Baca Juga:Kasus Hepatitis Akut Misterius Belum Ditemukan di Balikpapan
Menurut dia, penyakit infeksi pada manusia seperti hepatitis telah ada sejak dahulu dan lawannya adalah imunitas tubuh, baik yang diperoleh secara alami maupun dimasukkan ke dalam tubuh.
"Sebagaimana sel manusia berevolusi, berubah sesuai lingkungan, maka bakteri, virus, dan sebagainya juga berubah baik alami maupun rekayasa, karena penelitian, kemudian karena mikroskopis, maka bisa saja menular lewat vektor yang tidak kita ketahui," kata Wakil Ketua Divisi Teknologi Informasi dan Komunikasi Pelayanan Kedokteran Majelis Pengembangan Pelayanan Keprofesian (MPPK) Pengurus Besar Ikatan Dokter Indonesia (PB IDI) itu.
Oleh karena penelitian manusia sering terlambat jika dibandingkan penyakit atau perubahan itu sendiri, kata dia, konsep dasarnya yang harus dipahami adalah tetap menjaga dan memroteksi diri.
Lebih lanjut, Agus mengatakan kebanyakan penularan virus hepatitis terjadi karena bersentuhan dengan berbagai cara, sehingga cara menghindarinya tetap menjaga 5M seperti dalam pencegahan COVID-19, yakni memakai masker, mencuci tangan menggunakan sabun dan air mengalir, menjaga jarak, menghindari kerumunan, serta mengurangi mobilitas.
Sebagai upaya untuk menangkal hepatitis, kata dia, masyarakat dapat meminum ramuan tradisional seperti campuran madu dan temulawak, jahe, kulit manggis, atau sari kurma yang bisa diperoleh di apotek maupun toko obat karena telah mendapatkan izin dari Badan Pengawas Obat dan Makanan (BPOM)
Baca Juga:Belum Ada Fakta yang Mendukung Long Covid Akibatkan Hepatitis Akut
"Masyarakat juga bisa meraciknya sendiri. Dengan mengonsumsi ramuan itu diharapkan livernya kuat melawan hepatitis yang memang melawan sel kupffer hati," kata Ketua Umum Pengurus Pusat Pusat Perhimpunan Kedokteran Digital Terintegrasi (Perdigti) itu.
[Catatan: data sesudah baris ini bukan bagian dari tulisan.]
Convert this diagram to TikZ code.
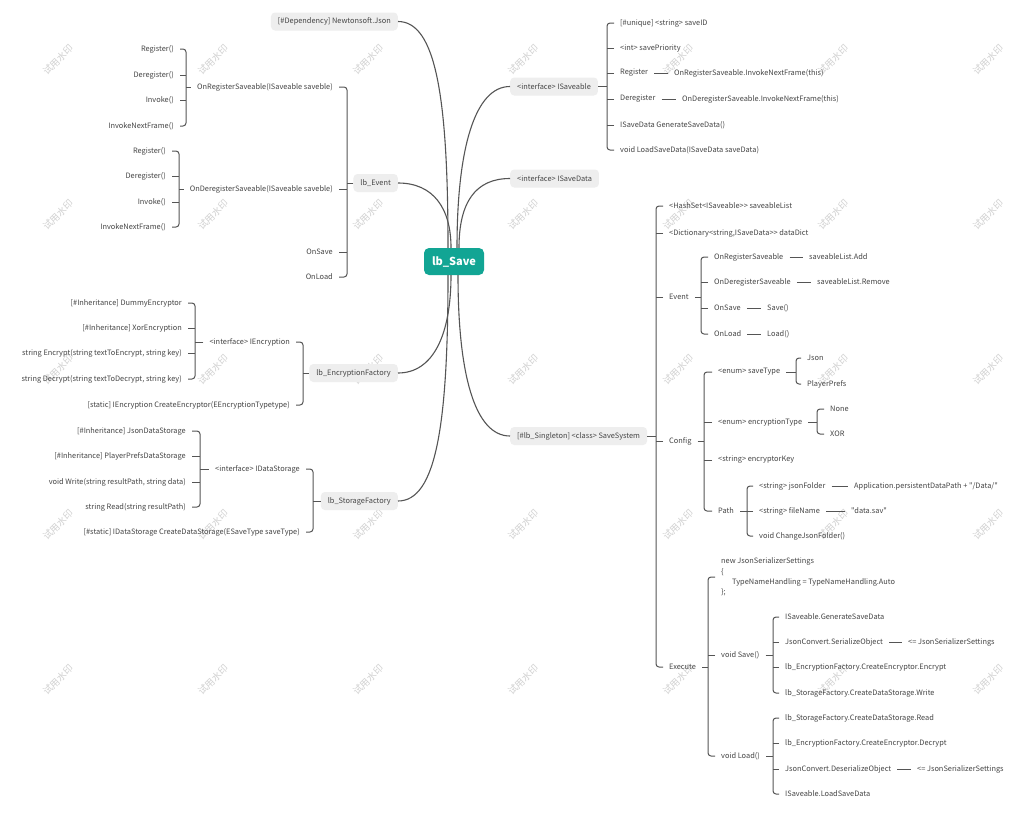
\documentclass[tikz,border=0pt]{standalone}
\usepackage{fontspec}
\setmainfont{Noto Sans CJK SC}[Ligatures=TeXOff]
\usetikzlibrary{calc}
\definecolor{txtc}{HTML}{454545}
\definecolor{lnc}{HTML}{555555}
\definecolor{boxg}{HTML}{EEEEEE}
\definecolor{rootc}{HTML}{12A594}
\tikzset{
 leaf/.style={font=\fontsize{7.4}{10.3}\selectfont, text=txtc, inner xsep=6pt, inner ysep=1pt},
 leafL/.style={leaf, anchor=east},
 leafR/.style={leaf, anchor=west},
 gbox/.style={leaf, fill=boxg, rounded corners=4pt, inner xsep=7pt, minimum height=18pt},
 rootbox/.style={fill=rootc, text=white, font=\fontsize{11}{13}\selectfont\bfseries, rounded corners=5pt, minimum width=60pt, minimum height=27pt},
 brk/.style={draw=lnc, line width=1pt, rounded corners=3pt},
 crv/.style={draw=lnc, line width=1.1pt},
 wmark/.style={font=\fontsize{9.5}{9.5}\selectfont, text=black!18, rotate=45},
}
\newcommand\brR[5]{%
 \coordinate (bx) at (#2,0);
 \draw[brk] (#1.east) -- (#1.east -| bx);
 \draw[brk] (#3.west) -- (#3.west -| bx) -- (#4.west -| bx) -- (#4.west);
 \foreach \ch in {#5}{\draw[brk] (\ch.west) -- (\ch.west -| bx);}
}
\newcommand\brRii[4]{%
 \coordinate (bx) at (#2,0);
 \draw[brk] (#1.east) -- (#1.east -| bx);
 \draw[brk] (#3.west) -- (#3.west -| bx) -- (#4.west -| bx) -- (#4.west);
}
\newcommand\brL[5]{%
 \coordinate (bx) at (#2,0);
 \draw[brk] (#1.west) -- (#1.west -| bx);
 \draw[brk] (#3.east) -- (#3.east -| bx) -- (#4.east -| bx) -- (#4.east);
 \foreach \ch in {#5}{\draw[brk] (\ch.east) -- (\ch.east -| bx);}
}
\newcommand\brLii[4]{%
 \coordinate (bx) at (#2,0);
 \draw[brk] (#1.west) -- (#1.west -| bx);
 \draw[brk] (#3.east) -- (#3.east -| bx) -- (#4.east -| bx) -- (#4.east);
}
\begin{document}
\begin{tikzpicture}[x=1pt,y=-1pt]
\fill[white] (0,0) rectangle (1024,814);
\useasboundingbox (0,0) rectangle (1024,814);
% watermarks
\foreach \wx in {58,213,368,523,678,833,988}{\foreach \wy in {60,215,370,525,680}{\node[wmark] (w-\wx-\wy) at (\wx,\wy) {试用水印};}}

% root
\node[rootbox] (root) at (454,261.5) {lb\_Save};

% level 1 left
\node[gbox,anchor=east] (dep) at (398,21.5) {[\#Dependency] Newtonsoft.Json};
\node[gbox,anchor=east] (ev) at (398,183) {lb\_Event};
\node[gbox,anchor=east] (enc) at (398,373) {lb\_EncryptionFactory};
\node[gbox,anchor=east] (sto) at (398,501) {lb\_StorageFactory};
% level 1 right
\node[gbox,anchor=west] (isv) at (510,86.5) {<interface> ISaveable};
\node[gbox,anchor=west] (isd) at (510,178.5) {<interface> ISaveData};
\node[gbox,anchor=west] (ss) at (510,436) {[\#lb\_Singleton] <class> SaveSystem};

% root curves
\draw[crv] (dep.east) .. controls +(38,0) and +(0,-150) .. ([xshift=-6pt]root.north);
\draw[crv] (ev.east) .. controls +(35,0) and +(0,-40) .. ([xshift=-3pt]root.north);
\draw[crv] (enc.east) .. controls +(35,0) and +(0,60) .. ([xshift=-3pt]root.south);
\draw[crv] (sto.east) .. controls +(38,0) and +(0,150) .. ([xshift=-6pt]root.south);
\draw[crv] (isv.west) .. controls +(-35,0) and +(0,-100) .. ([xshift=3pt]root.north);
\draw[crv] (isd.west) .. controls +(-35,0) and +(0,-45) .. ([xshift=5pt]root.north);
\draw[crv] (ss.west) .. controls +(-35,0) and +(0,100) .. ([xshift=4pt]root.south);

% lb_Event
\node[leafL] (onreg) at (339,87) {OnRegisterSaveable(ISaveable saveble)};
\node[leafL] (ondereg) at (339,189) {OnDeregisterSaveable(ISaveable saveble)};
\node[leafL] (onsaveL) at (339,252) {OnSave};
\node[leafL] (onloadL) at (339,277) {OnLoad};
\brL{ev}{347}{onreg}{onloadL}{ondereg,onsaveL}

\node[leafL] (a1) at (180,49) {Register()};
\node[leafL] (a2) at (180,75) {Deregister()};
\node[leafL] (a3) at (180,100) {Invoke()};
\node[leafL] (a4) at (180,126) {InvokeNextFrame()};
\brL{onreg}{186}{a1}{a4}{a2,a3}

\node[leafL] (b1) at (172,151) {Register()};
\node[leafL] (b2) at (172,176) {Deregister()};
\node[leafL] (b3) at (172,202) {Invoke()};
\node[leafL] (b4) at (172,227) {InvokeNextFrame()};
\brL{ondereg}{179}{b1}{b4}{b2,b3}

% lb_EncryptionFactory
\node[leafL] (ienc) at (296,342) {<interface> IEncryption};
\node[leafL] (cenc) at (296,405) {[static] IEncryption CreateEncryptor(EEncryptionTypetype)};
\brLii{enc}{303}{ienc}{cenc}
\node[leafL] (c1) at (188,303) {[\#Inheritance] DummyEncryptor};
\node[leafL] (c2) at (188,328) {[\#Inheritance] XorEncryption};
\node[leafL] (c3) at (188,353) {string Encrypt(string textToEncrypt, string key)};
\node[leafL] (c4) at (188,379) {string Decrypt(string textToDecrypt, string key)};
\brL{ienc}{195}{c1}{c4}{c2,c3}

% lb_StorageFactory
\node[leafL] (ista) at (306,469) {<interface> IDataStorage};
\node[leafL] (csto) at (306,532) {[\#static] IDataStorage CreateDataStorage(ESaveType saveType)};
\brLii{sto}{313}{ista}{csto}
\node[leafL] (d1) at (192,431) {[\#Inheritance] JsonDataStorage};
\node[leafL] (d2) at (192,456) {[\#Inheritance] PlayerPrefsDataStorage};
\node[leafL] (d3) at (192,482) {void Write(string resultPath, string data)};
\node[leafL] (d4) at (192,507) {string Read(string resultPath)};
\brL{ista}{200}{d1}{d4}{d2,d3}

% ISaveable
\node[leafR] (e1) at (614,23) {[\#unique] <string> saveID};
\node[leafR] (e2) at (614,48) {<int> savePriority};
\node[leafR] (e3) at (614,73) {Register};
\node[leafR] (e4) at (614,99) {Deregister};
\node[leafR] (e5) at (614,125) {ISaveData GenerateSaveData()};
\node[leafR] (e6) at (614,150) {void LoadSaveData(ISaveData saveData)};
\node[leafR] (e3b) at (668,73) {OnRegisterSaveable.InvokeNextFrame(this)};
\node[leafR] (e4b) at (676,99) {OnDeregisterSaveable.InvokeNextFrame(this)};
\draw[brk] (e3) -- (e3b);
\draw[brk] (e4) -- (e4b);
\brR{isv}{607}{e1}{e6}{e2,e3,e4,e5}

% SaveSystem
\node[leafR] (f1) at (663,206) {<HashSet<ISaveable>> saveableList};
\node[leafR] (f2) at (663,233) {<Dictionary<string,ISaveData>> dataDict};
\node[leafR] (f3) at (663,297) {Event};
\node[leafR] (f4) at (663,441) {Config};
\node[leafR] (f5) at (663,667) {Execute};
\brR{ss}{656}{f1}{f5}{f2,f3,f4}

% Event
\node[leafR] (g1) at (708,257) {OnRegisterSaveable};
\node[leafR] (g2) at (708,282) {OnDeregisterSaveable};
\node[leafR] (g3) at (708,308) {OnSave};
\node[leafR] (g4) at (708,334) {OnLoad};
\node[leafR] (g1b) at (803,257) {saveableList.Add};
\node[leafR] (g2b) at (811,282) {saveableList.Remove};
\node[leafR] (g3b) at (761,308) {Save()};
\node[leafR] (g4b) at (761,334) {Load()};
\draw[brk] (g1) -- (g1b);
\draw[brk] (g2) -- (g2b);
\draw[brk] (g3) -- (g3b);
\draw[brk] (g4) -- (g4b);
\brR{f3}{701}{g1}{g4}{g2,g3}

% Config
\node[leafR] (h1) at (712,372) {<enum> saveType};
\node[leafR] (h2) at (712,422) {<enum> encryptionType};
\node[leafR] (h3) at (712,460) {<string> encryptorKey};
\node[leafR] (h4) at (712,511) {Path};
\brR{f4}{704}{h1}{h4}{h2,h3}
\node[leafR] (i1) at (801,358) {Json};
\node[leafR] (i2) at (801,384) {PlayerPrefs};
\brRii{h1}{796}{i1}{i2}
\node[leafR] (j1) at (824,409) {None};
\node[leafR] (j2) at (824,434) {XOR};
\brRii{h2}{817}{j1}{j2}
\node[leafR] (k1) at (753,486) {<string> jsonFolder};
\node[leafR] (k2) at (753,511) {<string> fileName};
\node[leafR] (k3) at (753,536) {void ChangeJsonFolder()};
\node[leafR] (k1b) at (848,486) {Application.persistentDataPath + "/Data/"};
\node[leafR] (k2b) at (845,511) {"data.sav"};
\draw[brk] (k1) -- (k1b);
\draw[brk] (k2) -- (k2b);
\brR{h4}{747}{k1}{k3}{k2}

% Execute
\node[leafR, align=left] (m1) at (715,577) {new JsonSerializerSettings\\\{\\\hspace*{11pt}TypeNameHandling = TypeNameHandling.Auto\\\};};
\node[leafR] (m2) at (715,655) {void Save()};
\node[leafR] (m3) at (715,756) {void Load()};
\brR{f5}{708}{m1}{m3}{m2}
\node[leafR] (n1) at (779,617) {ISaveable.GenerateSaveData};
\node[leafR] (n2) at (779,642) {JsonConvert.SerializeObject};
\node[leafR] (n3) at (779,667) {lb\_EncryptionFactory.CreateEncryptor.Encrypt};
\node[leafR] (n4) at (779,693) {lb\_StorageFactory.CreateDataStorage.Write};
\node[leafR] (n2b) at (902,642) {<= JsonSerializerSettings};
\draw[brk] (n2) -- (n2b);
\brR{m2}{773}{n1}{n4}{n2,n3}
\node[leafR] (o1) at (779,718) {lb\_StorageFactory.CreateDataStorage.Read};
\node[leafR] (o2) at (779,743) {lb\_EncryptionFactory.CreateEncryptor.Decrypt};
\node[leafR] (o3) at (779,769) {JsonConvert.DeserializeObject};
\node[leafR] (o4) at (779,794) {ISaveable.LoadSaveData};
\node[leafR] (o3b) at (911,769) {<= JsonSerializerSettings};
\draw[brk] (o3) -- (o3b);
\brR{m3}{773}{o1}{o4}{o2,o3}
\end{tikzpicture}
\end{document}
Ia juga mengimbau para orang tua untuk mengawasi anak-anaknya agar tidak jajan sembarangan karena hepatitis akut tersebut banyak menyerang anak-anak.
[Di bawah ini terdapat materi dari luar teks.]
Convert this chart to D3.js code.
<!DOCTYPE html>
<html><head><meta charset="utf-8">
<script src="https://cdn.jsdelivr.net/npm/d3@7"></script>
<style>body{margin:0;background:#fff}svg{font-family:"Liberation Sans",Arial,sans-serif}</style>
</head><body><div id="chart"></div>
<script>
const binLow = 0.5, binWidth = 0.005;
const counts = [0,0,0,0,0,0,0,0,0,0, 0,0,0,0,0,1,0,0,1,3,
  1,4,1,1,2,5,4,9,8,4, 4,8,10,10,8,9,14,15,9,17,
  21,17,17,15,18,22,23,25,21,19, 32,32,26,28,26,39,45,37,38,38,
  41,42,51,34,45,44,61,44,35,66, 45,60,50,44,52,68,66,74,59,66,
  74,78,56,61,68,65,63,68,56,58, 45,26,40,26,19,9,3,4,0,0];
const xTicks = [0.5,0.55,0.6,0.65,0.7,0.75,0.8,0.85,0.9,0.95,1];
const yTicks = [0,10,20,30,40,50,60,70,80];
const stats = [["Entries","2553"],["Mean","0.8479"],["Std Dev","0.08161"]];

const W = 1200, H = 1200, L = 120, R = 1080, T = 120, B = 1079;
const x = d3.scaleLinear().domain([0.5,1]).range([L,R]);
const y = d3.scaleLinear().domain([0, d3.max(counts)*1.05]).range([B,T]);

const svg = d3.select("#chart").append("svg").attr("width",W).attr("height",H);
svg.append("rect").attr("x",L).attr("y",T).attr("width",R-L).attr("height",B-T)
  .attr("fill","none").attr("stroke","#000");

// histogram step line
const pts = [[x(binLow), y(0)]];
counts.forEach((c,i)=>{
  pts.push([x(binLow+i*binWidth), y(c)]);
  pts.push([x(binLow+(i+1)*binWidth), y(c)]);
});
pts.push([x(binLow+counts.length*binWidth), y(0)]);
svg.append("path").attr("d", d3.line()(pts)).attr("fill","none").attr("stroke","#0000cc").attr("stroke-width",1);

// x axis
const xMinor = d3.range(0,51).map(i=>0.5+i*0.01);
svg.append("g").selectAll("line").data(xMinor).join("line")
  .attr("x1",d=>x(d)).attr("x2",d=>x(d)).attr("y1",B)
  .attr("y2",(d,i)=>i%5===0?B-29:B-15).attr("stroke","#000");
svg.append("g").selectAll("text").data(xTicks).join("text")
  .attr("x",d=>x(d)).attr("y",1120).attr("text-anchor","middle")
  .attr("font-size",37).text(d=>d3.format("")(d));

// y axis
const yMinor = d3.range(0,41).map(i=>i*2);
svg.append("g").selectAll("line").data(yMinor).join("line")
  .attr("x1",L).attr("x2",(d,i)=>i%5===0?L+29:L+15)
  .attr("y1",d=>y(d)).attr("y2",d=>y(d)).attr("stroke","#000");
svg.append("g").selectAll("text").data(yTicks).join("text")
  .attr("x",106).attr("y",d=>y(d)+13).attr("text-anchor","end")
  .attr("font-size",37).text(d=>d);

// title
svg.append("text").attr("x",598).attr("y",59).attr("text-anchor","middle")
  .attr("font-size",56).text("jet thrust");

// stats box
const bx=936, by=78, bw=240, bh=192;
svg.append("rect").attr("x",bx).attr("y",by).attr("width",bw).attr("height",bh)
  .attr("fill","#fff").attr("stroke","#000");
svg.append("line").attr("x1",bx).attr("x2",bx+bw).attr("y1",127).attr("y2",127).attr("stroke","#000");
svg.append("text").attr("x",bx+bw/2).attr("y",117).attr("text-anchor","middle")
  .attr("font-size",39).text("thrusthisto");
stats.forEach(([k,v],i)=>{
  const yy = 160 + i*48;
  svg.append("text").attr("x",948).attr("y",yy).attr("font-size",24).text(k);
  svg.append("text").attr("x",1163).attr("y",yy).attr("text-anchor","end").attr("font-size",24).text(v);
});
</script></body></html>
Selain itu, kata dia, pemilik restoran maupun rumah/warung makan harus lebih higienis dalam mencuci peralatan makan dan sebagainya untuk mengantisipasi terjadinya penularan virus hepatitis.
Kementerian Kesehatan (Kemenkes) melalui Direktorat Jenderal Pencegahan dan Pengendalian Penyakit (Dirjen P2P) mengeluarkan Surat Edaran (SE) Nomor HK.02.02/C/2515/2022 tentang Kewaspadaan terhadap Penemuan Kasus Hepatitis Akut yang Tidak Diketahui Etiologinya (Acute Hepatitis Of Unknown Aetiology).
Dalam surat edaran disebutkan bahwa Organisasi Kesehatan Dunia (World Health Organization/WHO) pertama kali menerima laporan pada 5 April 2022 dari Inggris Raya mengenai 10 kasus hepatitis akut yang tidak diketahui etiologinya pada anak-anak usia 11 bulan sampai 5 tahun pada periode Januari hingga Maret 2022 di Skotlandia Tengah.
Sejak secara resmi dipublikasikan sebagai kejadian luar biasa (KLB) oleh WHO, jumlah laporan terus bertambah dan tercatat lebih dari 170 kasus dilaporkan oleh lebih dari 12 negara.
Kisaran kasus terjadi pada anak usia 1 bulan sampai dengan 16 tahun. 17 anak di antaranya atau 10 persen memerlukan transplantasi hati dan satu kasus dilaporkan meninggal.
Gejala klinis pada kasus yang teridentifikasi adalah hepatitis akut dengan peningkatan enzim hati, sindrom jaundice (penyakit kuning) akut, dan gejala gastrointestinal (nyeri abdomen, diare, dan muntah-muntah). Sebagian besar kasus tidak ditemukan adanya gejala demam.